Copy every line of the data that includes the string "this".
-- BEGIN SOURCE MATERIAL --
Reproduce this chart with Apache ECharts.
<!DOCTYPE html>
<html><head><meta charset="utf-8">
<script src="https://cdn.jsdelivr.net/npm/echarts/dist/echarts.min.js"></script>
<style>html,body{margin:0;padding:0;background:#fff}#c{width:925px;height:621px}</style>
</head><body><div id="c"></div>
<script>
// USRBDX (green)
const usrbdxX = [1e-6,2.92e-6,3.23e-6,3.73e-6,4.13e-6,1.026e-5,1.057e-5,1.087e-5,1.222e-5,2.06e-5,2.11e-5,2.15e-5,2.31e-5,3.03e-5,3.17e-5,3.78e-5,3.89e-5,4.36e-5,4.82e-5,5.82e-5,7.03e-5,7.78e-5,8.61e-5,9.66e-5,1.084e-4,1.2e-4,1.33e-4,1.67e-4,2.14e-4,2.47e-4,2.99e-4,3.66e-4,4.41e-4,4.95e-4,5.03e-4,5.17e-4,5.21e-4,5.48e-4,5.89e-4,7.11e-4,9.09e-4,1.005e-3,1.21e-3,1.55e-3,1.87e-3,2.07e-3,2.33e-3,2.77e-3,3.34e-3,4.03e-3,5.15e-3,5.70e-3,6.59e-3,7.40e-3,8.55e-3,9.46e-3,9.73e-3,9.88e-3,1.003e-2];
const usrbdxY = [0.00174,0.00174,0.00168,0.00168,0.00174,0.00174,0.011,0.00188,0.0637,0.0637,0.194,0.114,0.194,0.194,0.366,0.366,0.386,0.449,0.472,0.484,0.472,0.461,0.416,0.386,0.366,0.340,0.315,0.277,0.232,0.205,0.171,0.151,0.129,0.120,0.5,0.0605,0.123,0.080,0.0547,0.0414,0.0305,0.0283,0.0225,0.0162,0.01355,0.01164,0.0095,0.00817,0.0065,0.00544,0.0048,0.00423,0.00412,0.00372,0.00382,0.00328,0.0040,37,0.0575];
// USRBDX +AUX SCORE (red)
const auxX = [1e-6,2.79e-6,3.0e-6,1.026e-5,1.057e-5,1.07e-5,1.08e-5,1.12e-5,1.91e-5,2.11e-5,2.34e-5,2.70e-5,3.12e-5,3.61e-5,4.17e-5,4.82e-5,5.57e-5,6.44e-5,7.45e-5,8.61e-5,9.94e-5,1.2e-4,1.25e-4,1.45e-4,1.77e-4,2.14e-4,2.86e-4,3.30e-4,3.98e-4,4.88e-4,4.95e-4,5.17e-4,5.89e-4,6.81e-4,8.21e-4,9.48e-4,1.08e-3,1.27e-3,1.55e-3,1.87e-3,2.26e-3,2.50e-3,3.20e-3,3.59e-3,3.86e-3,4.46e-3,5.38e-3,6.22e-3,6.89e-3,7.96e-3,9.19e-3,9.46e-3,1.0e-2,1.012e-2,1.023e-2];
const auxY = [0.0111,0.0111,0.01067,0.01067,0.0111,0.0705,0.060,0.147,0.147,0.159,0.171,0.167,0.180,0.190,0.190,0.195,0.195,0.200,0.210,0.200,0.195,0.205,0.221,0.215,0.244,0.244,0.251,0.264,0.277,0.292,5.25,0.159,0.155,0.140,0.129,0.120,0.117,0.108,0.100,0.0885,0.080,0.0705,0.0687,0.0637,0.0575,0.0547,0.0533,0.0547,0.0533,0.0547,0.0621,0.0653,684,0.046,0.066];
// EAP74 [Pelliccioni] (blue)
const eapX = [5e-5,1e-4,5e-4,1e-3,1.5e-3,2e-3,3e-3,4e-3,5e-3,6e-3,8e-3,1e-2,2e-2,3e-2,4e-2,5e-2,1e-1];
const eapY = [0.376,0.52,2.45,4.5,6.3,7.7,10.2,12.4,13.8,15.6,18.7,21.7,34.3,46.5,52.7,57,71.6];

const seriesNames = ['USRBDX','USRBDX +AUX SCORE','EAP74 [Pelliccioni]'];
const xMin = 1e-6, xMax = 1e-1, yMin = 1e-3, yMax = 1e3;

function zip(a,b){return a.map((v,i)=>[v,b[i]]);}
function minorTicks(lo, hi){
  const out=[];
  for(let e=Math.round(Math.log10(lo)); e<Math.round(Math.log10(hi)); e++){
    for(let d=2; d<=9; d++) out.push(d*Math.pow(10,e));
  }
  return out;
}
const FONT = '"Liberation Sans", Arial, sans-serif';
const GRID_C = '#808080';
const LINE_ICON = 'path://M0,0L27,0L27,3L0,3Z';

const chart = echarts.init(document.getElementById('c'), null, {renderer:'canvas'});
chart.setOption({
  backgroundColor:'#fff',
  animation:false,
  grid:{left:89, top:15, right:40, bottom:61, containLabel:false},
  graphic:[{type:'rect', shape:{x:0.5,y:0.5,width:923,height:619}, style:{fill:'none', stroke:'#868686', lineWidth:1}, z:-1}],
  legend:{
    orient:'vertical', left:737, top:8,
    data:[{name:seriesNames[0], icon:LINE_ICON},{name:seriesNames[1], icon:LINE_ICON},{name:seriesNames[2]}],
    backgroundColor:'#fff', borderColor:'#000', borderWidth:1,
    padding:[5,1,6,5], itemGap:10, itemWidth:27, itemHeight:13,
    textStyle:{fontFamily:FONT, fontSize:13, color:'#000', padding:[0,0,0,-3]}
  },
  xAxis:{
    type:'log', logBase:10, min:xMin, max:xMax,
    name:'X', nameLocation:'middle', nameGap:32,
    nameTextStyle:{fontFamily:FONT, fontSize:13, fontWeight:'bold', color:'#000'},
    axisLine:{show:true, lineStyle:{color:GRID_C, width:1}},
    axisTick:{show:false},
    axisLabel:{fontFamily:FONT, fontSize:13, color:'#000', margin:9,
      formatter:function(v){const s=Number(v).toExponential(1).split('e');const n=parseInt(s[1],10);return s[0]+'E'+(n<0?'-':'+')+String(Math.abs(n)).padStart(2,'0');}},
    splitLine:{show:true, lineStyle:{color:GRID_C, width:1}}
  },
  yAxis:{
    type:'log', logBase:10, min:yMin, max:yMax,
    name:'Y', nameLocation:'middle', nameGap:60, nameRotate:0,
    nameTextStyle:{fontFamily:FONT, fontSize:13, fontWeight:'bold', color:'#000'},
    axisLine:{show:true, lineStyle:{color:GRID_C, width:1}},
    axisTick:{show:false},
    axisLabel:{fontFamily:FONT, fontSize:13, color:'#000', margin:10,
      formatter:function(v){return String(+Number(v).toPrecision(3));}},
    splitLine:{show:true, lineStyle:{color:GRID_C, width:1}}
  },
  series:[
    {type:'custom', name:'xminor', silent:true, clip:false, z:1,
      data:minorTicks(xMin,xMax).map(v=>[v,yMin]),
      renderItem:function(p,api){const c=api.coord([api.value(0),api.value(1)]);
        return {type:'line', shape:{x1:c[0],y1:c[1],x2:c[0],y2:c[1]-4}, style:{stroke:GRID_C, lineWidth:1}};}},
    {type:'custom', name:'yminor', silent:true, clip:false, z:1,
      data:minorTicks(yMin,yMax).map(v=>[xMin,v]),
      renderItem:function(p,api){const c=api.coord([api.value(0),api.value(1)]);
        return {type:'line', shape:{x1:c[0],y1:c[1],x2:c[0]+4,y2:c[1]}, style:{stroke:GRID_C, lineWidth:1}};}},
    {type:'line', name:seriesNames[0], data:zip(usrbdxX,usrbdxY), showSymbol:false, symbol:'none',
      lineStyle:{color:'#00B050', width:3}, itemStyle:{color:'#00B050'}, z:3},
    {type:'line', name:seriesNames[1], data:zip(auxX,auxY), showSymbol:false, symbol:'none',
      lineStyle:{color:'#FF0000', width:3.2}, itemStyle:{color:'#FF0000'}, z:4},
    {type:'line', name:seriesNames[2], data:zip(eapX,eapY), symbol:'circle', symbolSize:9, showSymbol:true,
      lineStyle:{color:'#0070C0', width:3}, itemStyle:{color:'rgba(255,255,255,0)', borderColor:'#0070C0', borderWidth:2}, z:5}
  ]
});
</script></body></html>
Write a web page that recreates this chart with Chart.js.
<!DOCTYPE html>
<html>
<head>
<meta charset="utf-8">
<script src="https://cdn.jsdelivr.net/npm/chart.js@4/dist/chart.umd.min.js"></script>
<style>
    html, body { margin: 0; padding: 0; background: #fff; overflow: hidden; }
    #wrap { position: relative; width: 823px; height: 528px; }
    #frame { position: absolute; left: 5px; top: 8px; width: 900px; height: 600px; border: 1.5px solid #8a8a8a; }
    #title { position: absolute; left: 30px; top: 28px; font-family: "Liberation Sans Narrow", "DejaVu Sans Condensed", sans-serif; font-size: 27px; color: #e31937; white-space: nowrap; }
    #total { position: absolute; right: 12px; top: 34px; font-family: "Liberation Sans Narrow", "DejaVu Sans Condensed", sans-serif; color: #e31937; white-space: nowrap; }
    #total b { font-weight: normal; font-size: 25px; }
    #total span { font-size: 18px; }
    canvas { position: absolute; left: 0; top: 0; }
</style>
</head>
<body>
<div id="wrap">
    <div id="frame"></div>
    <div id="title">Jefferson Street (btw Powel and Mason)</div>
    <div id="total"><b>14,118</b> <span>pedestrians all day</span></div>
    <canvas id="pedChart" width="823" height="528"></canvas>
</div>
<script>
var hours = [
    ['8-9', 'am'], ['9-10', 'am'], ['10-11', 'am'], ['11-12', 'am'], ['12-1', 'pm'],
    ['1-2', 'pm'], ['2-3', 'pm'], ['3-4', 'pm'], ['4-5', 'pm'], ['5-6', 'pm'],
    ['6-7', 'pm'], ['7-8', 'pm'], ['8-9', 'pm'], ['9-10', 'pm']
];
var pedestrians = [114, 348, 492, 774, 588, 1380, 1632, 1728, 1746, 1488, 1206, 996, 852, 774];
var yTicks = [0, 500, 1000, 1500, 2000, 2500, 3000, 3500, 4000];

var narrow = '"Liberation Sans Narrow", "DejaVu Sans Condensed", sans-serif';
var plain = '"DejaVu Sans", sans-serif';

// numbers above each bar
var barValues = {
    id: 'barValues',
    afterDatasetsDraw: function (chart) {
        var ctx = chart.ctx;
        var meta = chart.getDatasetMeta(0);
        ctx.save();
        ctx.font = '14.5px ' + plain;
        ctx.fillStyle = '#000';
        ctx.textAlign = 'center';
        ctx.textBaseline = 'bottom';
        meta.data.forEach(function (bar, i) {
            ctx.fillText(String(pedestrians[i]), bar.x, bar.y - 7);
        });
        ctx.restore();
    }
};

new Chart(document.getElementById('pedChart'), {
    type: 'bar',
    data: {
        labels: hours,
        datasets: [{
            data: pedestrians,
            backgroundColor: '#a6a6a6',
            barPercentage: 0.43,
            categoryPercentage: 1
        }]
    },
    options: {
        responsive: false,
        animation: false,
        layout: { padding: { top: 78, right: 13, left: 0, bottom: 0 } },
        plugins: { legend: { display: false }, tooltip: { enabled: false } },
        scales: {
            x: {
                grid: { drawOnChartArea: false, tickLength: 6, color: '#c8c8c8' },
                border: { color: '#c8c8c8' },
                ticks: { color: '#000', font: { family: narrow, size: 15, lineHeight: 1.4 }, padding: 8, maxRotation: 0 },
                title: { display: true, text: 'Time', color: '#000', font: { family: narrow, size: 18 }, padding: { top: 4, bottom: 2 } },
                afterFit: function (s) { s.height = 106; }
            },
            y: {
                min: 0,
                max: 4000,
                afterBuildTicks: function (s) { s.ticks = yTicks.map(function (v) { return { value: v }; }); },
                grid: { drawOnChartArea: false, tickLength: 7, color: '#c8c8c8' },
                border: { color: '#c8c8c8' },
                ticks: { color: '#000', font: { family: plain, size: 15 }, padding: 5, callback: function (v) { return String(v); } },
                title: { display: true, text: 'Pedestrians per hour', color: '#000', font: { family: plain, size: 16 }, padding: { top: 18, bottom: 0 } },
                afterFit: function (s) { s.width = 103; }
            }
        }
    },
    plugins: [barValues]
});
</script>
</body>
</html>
-- END SOURCE MATERIAL --
* WRITTEN SOLUTION:
Reproduce this chart with Apache ECharts.
Write a web page that recreates this chart with Chart.js.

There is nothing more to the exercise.